# [DIRECTION]
Copy nothing but the text: reproduce each line of the listing exactly and leave the pictures out.

# [DATASET EXCERPT]
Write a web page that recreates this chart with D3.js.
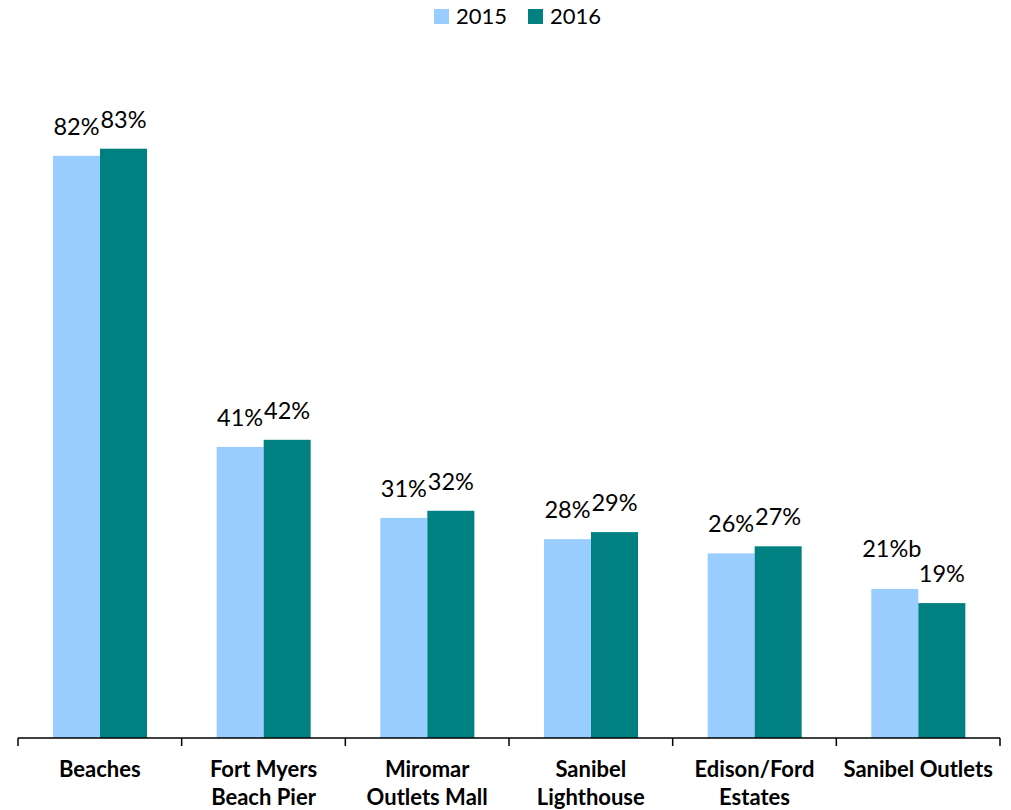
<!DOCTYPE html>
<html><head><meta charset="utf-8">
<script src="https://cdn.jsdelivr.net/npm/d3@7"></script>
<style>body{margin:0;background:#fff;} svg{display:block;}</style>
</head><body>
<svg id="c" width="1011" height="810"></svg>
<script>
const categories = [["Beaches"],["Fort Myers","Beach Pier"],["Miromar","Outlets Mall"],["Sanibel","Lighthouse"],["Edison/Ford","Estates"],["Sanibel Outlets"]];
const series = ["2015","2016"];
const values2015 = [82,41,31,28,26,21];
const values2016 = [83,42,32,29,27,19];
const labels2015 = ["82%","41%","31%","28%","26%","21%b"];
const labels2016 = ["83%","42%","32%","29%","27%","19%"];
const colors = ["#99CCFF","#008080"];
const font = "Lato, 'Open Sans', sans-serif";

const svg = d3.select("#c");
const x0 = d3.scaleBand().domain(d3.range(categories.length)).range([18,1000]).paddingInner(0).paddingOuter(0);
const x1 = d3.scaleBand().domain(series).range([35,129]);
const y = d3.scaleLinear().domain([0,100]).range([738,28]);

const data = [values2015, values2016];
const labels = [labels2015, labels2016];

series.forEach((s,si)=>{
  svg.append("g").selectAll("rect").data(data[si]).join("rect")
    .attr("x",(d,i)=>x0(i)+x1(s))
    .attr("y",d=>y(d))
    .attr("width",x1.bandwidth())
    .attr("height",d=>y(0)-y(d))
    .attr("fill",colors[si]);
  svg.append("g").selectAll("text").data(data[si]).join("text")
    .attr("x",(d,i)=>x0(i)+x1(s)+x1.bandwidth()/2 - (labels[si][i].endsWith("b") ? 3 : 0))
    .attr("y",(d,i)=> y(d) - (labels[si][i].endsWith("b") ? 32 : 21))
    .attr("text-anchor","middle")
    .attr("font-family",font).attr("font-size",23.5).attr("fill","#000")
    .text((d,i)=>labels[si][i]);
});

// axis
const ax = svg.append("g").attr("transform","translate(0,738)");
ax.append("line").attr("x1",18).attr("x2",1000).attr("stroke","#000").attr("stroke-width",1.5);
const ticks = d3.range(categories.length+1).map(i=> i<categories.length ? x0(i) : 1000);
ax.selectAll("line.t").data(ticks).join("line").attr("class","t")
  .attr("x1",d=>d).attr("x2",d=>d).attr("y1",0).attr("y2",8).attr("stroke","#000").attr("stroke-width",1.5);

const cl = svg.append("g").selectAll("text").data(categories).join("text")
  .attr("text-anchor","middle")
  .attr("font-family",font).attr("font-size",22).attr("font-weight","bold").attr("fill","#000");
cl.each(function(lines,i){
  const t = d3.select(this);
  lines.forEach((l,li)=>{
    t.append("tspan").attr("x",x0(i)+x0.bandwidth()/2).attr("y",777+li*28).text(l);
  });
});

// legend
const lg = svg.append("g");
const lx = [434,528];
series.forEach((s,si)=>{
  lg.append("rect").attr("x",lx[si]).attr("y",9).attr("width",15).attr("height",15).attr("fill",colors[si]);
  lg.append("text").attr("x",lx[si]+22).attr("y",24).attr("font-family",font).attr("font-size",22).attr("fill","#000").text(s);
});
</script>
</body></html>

# [THE REPLY]
Write a web page that recreates this chart with D3.js.
<!DOCTYPE html>
<html><head><meta charset="utf-8">
<script src="https://cdn.jsdelivr.net/npm/d3@7"></script>
<style>body{margin:0;background:#fff;} svg{display:block;}</style>
</head><body>
<svg id="c" width="1011" height="810"></svg>
<script>
const categories = [["Beaches"],["Fort Myers","Beach Pier"],["Miromar","Outlets Mall"],["Sanibel","Lighthouse"],["Edison/Ford","Estates"],["Sanibel Outlets"]];
const series = ["2015","2016"];
const values2015 = [82,41,31,28,26,21];
const values2016 = [83,42,32,29,27,19];
const labels2015 = ["82%","41%","31%","28%","26%","21%b"];
const labels2016 = ["83%","42%","32%","29%","27%","19%"];
const colors = ["#99CCFF","#008080"];
const font = "Lato, 'Open Sans', sans-serif";

const svg = d3.select("#c");
const x0 = d3.scaleBand().domain(d3.range(categories.length)).range([18,1000]).paddingInner(0).paddingOuter(0);
const x1 = d3.scaleBand().domain(series).range([35,129]);
const y = d3.scaleLinear().domain([0,100]).range([738,28]);

const data = [values2015, values2016];
const labels = [labels2015, labels2016];

series.forEach((s,si)=>{
  svg.append("g").selectAll("rect").data(data[si]).join("rect")
    .attr("x",(d,i)=>x0(i)+x1(s))
    .attr("y",d=>y(d))
    .attr("width",x1.bandwidth())
    .attr("height",d=>y(0)-y(d))
    .attr("fill",colors[si]);
  svg.append("g").selectAll("text").data(data[si]).join("text")
    .attr("x",(d,i)=>x0(i)+x1(s)+x1.bandwidth()/2 - (labels[si][i].endsWith("b") ? 3 : 0))
    .attr("y",(d,i)=> y(d) - (labels[si][i].endsWith("b") ? 32 : 21))
    .attr("text-anchor","middle")
    .attr("font-family",font).attr("font-size",23.5).attr("fill","#000")
    .text((d,i)=>labels[si][i]);
});

// axis
const ax = svg.append("g").attr("transform","translate(0,738)");
ax.append("line").attr("x1",18).attr("x2",1000).attr("stroke","#000").attr("stroke-width",1.5);
const ticks = d3.range(categories.length+1).map(i=> i<categories.length ? x0(i) : 1000);
ax.selectAll("line.t").data(ticks).join("line").attr("class","t")
  .attr("x1",d=>d).attr("x2",d=>d).attr("y1",0).attr("y2",8).attr("stroke","#000").attr("stroke-width",1.5);

const cl = svg.append("g").selectAll("text").data(categories).join("text")
  .attr("text-anchor","middle")
  .attr("font-family",font).attr("font-size",22).attr("font-weight","bold").attr("fill","#000");
cl.each(function(lines,i){
  const t = d3.select(this);
  lines.forEach((l,li)=>{
    t.append("tspan").attr("x",x0(i)+x0.bandwidth()/2).attr("y",777+li*28).text(l);
  });
});

// legend
const lg = svg.append("g");
const lx = [434,528];
series.forEach((s,si)=>{
  lg.append("rect").attr("x",lx[si]).attr("y",9).attr("width",15).attr("height",15).attr("fill",colors[si]);
  lg.append("text").attr("x",lx[si]+22).attr("y",24).attr("font-family",font).attr("font-size",22).attr("fill","#000").text(s);
});
</script>
</body></html>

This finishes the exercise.